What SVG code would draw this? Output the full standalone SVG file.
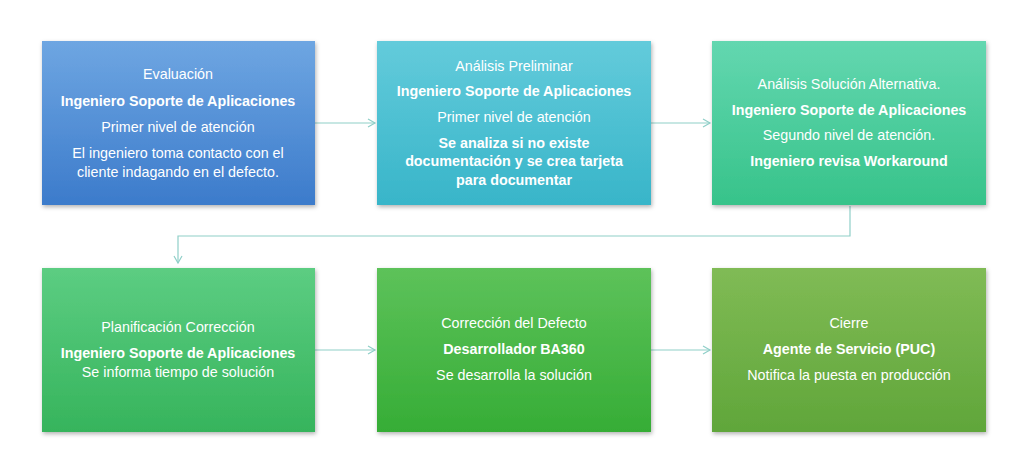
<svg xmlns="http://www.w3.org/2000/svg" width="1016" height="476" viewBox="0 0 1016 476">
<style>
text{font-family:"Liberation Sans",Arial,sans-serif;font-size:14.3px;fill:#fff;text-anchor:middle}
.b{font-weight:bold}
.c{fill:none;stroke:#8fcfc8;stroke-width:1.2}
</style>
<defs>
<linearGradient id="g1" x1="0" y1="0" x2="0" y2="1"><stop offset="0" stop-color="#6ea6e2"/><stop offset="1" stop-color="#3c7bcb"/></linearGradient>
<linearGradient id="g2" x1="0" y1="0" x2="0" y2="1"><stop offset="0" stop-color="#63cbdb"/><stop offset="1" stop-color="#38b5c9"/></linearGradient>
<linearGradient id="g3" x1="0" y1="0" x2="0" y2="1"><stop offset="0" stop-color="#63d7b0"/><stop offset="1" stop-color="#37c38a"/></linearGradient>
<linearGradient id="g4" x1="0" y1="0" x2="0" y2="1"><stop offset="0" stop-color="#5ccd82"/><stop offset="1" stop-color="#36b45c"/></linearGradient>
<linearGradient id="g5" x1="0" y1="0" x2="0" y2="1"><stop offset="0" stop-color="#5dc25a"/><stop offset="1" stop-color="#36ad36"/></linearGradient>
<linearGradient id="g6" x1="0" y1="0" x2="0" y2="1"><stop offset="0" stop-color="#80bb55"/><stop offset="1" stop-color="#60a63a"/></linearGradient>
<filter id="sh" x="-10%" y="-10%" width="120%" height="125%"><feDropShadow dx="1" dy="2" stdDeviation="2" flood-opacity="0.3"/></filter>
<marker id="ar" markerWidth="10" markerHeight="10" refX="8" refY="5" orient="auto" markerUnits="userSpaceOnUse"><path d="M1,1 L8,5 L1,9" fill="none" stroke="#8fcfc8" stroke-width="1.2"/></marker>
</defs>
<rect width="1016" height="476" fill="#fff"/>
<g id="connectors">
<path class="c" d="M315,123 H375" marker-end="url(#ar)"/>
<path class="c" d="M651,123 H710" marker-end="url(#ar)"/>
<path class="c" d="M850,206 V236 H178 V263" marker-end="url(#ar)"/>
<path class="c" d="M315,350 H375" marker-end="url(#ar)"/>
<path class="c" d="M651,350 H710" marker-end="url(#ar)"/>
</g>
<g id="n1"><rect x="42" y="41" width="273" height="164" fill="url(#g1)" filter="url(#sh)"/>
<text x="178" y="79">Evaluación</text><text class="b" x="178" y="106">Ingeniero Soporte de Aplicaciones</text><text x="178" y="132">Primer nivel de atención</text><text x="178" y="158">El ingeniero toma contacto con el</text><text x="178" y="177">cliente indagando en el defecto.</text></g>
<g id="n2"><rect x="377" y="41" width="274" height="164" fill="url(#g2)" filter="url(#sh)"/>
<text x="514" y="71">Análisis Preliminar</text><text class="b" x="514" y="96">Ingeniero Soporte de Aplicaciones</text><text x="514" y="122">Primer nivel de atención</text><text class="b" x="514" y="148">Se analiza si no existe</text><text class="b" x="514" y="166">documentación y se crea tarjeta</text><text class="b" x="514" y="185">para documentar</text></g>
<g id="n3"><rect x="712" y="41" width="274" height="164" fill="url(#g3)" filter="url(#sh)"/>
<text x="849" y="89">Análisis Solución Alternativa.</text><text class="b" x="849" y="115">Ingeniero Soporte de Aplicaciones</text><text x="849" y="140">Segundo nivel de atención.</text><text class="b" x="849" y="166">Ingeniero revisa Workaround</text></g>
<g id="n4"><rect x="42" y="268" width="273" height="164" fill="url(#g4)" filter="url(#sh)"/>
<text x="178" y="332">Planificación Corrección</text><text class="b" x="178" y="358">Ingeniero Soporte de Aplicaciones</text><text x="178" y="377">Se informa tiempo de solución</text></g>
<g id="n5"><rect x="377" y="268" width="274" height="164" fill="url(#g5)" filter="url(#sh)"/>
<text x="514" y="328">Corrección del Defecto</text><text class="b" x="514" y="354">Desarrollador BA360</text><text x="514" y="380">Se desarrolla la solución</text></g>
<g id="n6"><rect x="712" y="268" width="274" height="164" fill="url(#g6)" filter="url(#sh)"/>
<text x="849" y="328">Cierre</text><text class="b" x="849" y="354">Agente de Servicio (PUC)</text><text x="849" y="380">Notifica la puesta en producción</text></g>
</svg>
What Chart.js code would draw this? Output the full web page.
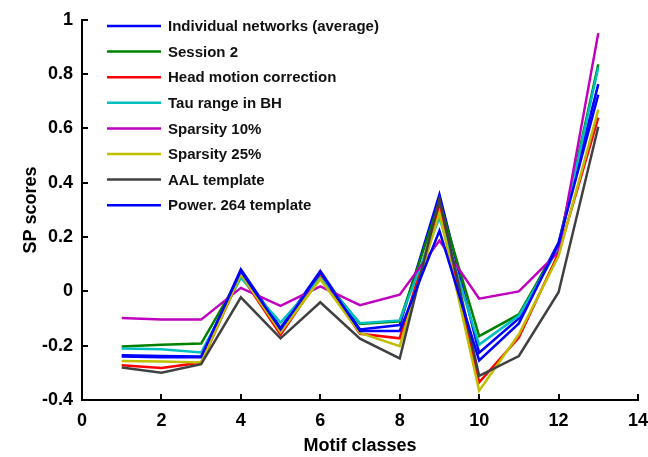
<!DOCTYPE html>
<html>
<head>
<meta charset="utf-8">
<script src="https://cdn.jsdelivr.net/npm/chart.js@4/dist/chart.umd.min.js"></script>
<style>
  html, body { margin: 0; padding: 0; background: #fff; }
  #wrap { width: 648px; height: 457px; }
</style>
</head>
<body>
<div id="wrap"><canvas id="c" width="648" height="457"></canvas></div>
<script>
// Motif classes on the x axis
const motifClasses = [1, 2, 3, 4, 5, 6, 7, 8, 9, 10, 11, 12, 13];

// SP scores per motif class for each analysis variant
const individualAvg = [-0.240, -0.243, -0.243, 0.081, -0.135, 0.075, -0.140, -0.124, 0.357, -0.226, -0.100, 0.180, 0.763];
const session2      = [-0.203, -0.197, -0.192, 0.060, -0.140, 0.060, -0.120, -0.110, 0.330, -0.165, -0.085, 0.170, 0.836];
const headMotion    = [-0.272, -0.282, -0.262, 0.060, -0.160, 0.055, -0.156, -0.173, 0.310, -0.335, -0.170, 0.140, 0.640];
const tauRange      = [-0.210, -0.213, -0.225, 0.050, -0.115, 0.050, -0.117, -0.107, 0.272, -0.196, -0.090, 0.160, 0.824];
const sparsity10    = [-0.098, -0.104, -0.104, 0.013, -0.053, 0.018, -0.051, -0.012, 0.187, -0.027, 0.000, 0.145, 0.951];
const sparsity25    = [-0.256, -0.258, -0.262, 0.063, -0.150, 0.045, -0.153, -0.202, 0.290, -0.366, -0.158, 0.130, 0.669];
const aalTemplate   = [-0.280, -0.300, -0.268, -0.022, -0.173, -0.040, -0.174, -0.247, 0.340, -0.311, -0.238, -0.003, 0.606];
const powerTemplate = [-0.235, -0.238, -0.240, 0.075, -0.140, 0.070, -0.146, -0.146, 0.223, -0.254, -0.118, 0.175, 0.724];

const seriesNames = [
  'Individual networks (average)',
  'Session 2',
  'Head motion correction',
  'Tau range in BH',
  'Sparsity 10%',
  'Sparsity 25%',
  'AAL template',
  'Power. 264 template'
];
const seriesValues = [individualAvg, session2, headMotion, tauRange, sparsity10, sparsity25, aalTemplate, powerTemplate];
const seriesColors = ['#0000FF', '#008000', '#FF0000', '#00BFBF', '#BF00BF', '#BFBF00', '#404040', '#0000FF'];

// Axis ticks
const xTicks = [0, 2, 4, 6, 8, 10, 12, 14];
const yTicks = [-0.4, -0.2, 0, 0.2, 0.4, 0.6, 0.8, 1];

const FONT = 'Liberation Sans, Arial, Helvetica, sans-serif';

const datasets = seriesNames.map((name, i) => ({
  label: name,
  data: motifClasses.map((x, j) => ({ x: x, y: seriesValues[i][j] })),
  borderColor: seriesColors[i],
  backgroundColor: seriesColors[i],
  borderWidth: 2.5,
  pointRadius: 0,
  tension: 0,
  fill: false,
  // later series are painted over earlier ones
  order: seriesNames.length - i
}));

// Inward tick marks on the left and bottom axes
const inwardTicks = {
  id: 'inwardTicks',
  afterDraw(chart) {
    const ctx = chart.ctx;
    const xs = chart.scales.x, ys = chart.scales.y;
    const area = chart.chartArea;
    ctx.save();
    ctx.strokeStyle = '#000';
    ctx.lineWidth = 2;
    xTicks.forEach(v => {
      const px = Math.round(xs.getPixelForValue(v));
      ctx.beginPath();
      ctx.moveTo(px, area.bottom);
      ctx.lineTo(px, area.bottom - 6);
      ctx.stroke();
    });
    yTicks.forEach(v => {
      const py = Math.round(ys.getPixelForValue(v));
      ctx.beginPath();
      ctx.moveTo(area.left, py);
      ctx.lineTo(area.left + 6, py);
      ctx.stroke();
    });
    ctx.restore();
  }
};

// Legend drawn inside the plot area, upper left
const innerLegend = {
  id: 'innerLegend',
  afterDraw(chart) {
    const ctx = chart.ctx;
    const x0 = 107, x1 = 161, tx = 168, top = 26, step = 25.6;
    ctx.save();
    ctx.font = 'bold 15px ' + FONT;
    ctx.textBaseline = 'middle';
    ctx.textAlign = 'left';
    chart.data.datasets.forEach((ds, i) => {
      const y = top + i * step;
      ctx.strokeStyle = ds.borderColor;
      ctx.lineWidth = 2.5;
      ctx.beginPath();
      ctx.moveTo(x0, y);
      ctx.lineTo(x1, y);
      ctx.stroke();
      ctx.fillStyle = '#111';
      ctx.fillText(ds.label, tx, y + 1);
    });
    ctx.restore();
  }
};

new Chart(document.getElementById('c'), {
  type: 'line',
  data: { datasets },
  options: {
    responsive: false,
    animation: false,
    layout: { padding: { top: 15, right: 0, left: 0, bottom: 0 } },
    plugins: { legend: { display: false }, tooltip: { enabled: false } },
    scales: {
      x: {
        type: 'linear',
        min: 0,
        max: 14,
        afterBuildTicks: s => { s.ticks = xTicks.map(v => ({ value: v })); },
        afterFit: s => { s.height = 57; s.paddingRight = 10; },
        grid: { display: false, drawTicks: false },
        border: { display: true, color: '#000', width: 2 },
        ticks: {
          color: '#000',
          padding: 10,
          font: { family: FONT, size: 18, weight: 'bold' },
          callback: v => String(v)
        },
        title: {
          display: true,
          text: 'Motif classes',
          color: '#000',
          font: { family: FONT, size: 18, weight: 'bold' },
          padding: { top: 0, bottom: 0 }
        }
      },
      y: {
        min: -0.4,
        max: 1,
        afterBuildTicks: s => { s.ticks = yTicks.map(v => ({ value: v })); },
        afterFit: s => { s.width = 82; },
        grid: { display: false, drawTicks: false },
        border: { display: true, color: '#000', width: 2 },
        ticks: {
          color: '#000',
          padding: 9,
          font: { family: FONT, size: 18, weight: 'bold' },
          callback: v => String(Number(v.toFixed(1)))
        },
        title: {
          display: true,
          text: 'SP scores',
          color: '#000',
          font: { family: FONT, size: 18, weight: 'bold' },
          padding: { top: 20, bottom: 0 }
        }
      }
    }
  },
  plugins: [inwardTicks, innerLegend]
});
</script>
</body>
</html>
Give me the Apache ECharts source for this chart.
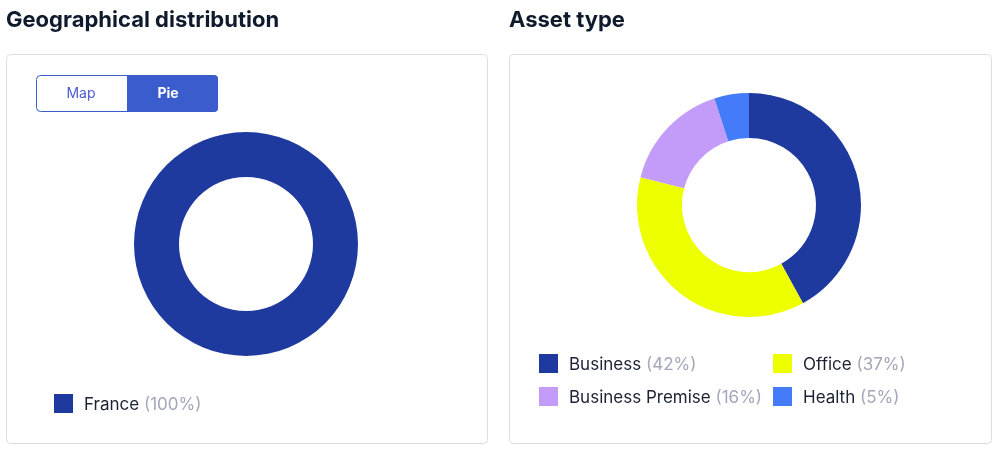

*WRITTEN TASK:*
Select every line where the word "this" occurs.

*TASK ANSWER:*
What SVG code would draw this? Output the full standalone SVG file.
What Chart.js code would draw this? Output the full web page.
Give me the Apache ECharts source for this chart.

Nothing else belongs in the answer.